Lines of data:
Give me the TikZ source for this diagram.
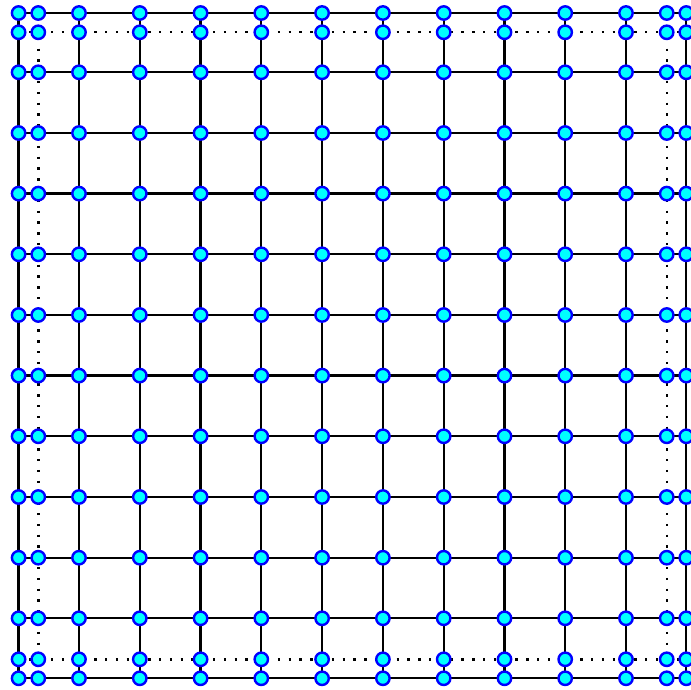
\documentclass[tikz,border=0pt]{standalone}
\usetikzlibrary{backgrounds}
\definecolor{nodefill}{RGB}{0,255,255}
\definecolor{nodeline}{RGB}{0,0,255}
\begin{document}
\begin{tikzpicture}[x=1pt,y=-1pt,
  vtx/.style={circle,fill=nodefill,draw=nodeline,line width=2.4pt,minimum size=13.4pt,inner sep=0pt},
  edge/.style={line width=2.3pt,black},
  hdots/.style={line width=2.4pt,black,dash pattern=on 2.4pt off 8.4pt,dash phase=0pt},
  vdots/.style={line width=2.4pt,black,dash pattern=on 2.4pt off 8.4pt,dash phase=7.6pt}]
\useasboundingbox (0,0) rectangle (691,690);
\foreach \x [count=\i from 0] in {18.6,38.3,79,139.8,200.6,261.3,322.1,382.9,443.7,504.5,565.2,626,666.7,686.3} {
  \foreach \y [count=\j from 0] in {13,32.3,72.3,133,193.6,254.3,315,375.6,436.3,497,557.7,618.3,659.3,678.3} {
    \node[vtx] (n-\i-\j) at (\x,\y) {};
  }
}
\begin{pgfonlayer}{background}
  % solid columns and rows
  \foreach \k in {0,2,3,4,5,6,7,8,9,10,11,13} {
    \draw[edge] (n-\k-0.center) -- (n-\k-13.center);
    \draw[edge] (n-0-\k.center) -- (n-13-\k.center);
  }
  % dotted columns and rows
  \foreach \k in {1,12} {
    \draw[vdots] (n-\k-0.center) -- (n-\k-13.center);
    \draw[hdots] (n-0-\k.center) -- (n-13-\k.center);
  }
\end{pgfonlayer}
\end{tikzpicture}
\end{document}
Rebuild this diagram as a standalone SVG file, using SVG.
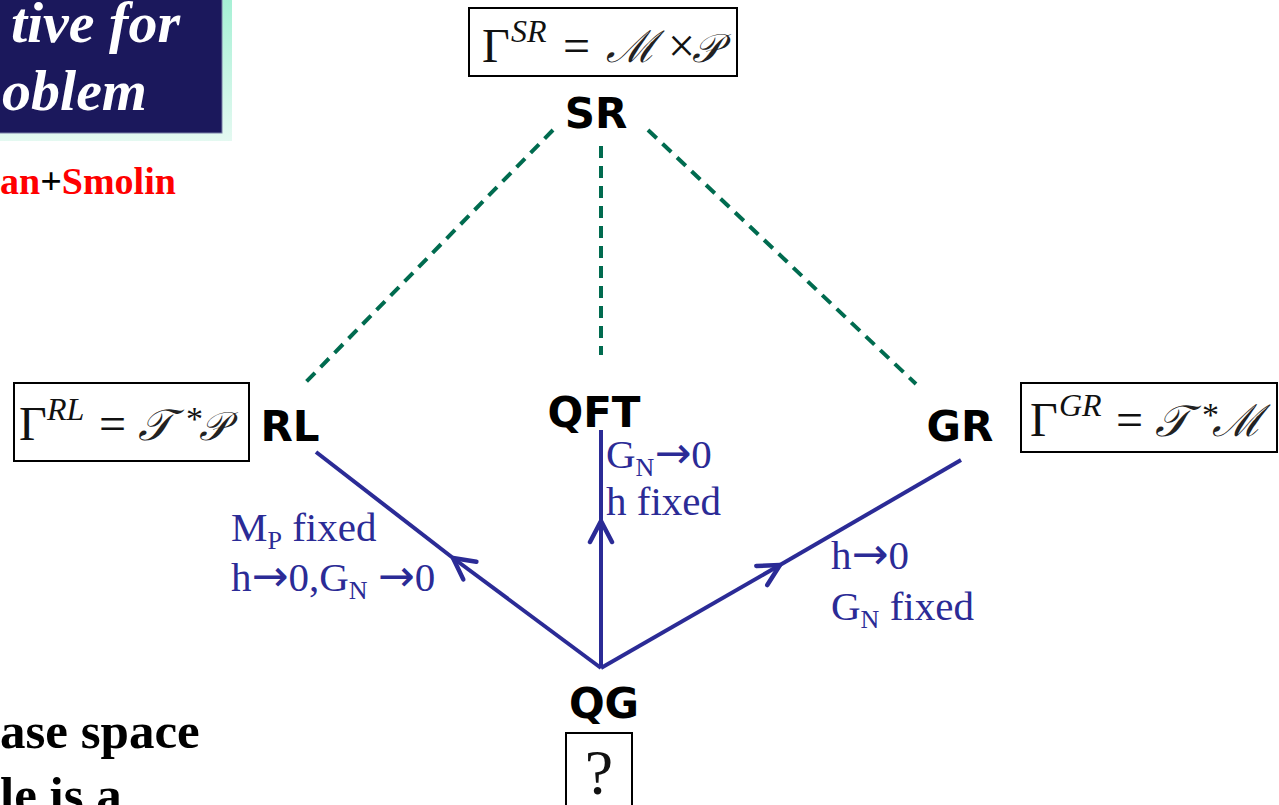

■ What to do
Print the complete listing exactly as it stands, without its pictures.

■ Response to the exercise
Give me the TikZ source for this diagram.
\documentclass[tikz,border=0pt]{standalone}
\usetikzlibrary{backgrounds}
\definecolor{nodefill}{RGB}{0,255,255}
\definecolor{nodeline}{RGB}{0,0,255}
\begin{document}
\begin{tikzpicture}[x=1pt,y=-1pt,
  vtx/.style={circle,fill=nodefill,draw=nodeline,line width=2.4pt,minimum size=13.4pt,inner sep=0pt},
  edge/.style={line width=2.3pt,black},
  hdots/.style={line width=2.4pt,black,dash pattern=on 2.4pt off 8.4pt,dash phase=0pt},
  vdots/.style={line width=2.4pt,black,dash pattern=on 2.4pt off 8.4pt,dash phase=7.6pt}]
\useasboundingbox (0,0) rectangle (691,690);
\foreach \x [count=\i from 0] in {18.6,38.3,79,139.8,200.6,261.3,322.1,382.9,443.7,504.5,565.2,626,666.7,686.3} {
  \foreach \y [count=\j from 0] in {13,32.3,72.3,133,193.6,254.3,315,375.6,436.3,497,557.7,618.3,659.3,678.3} {
    \node[vtx] (n-\i-\j) at (\x,\y) {};
  }
}
\begin{pgfonlayer}{background}
  % solid columns and rows
  \foreach \k in {0,2,3,4,5,6,7,8,9,10,11,13} {
    \draw[edge] (n-\k-0.center) -- (n-\k-13.center);
    \draw[edge] (n-0-\k.center) -- (n-13-\k.center);
  }
  % dotted columns and rows
  \foreach \k in {1,12} {
    \draw[vdots] (n-\k-0.center) -- (n-\k-13.center);
    \draw[hdots] (n-0-\k.center) -- (n-13-\k.center);
  }
\end{pgfonlayer}
\end{tikzpicture}
\end{document}
Rebuild this diagram as a standalone SVG file, using SVG.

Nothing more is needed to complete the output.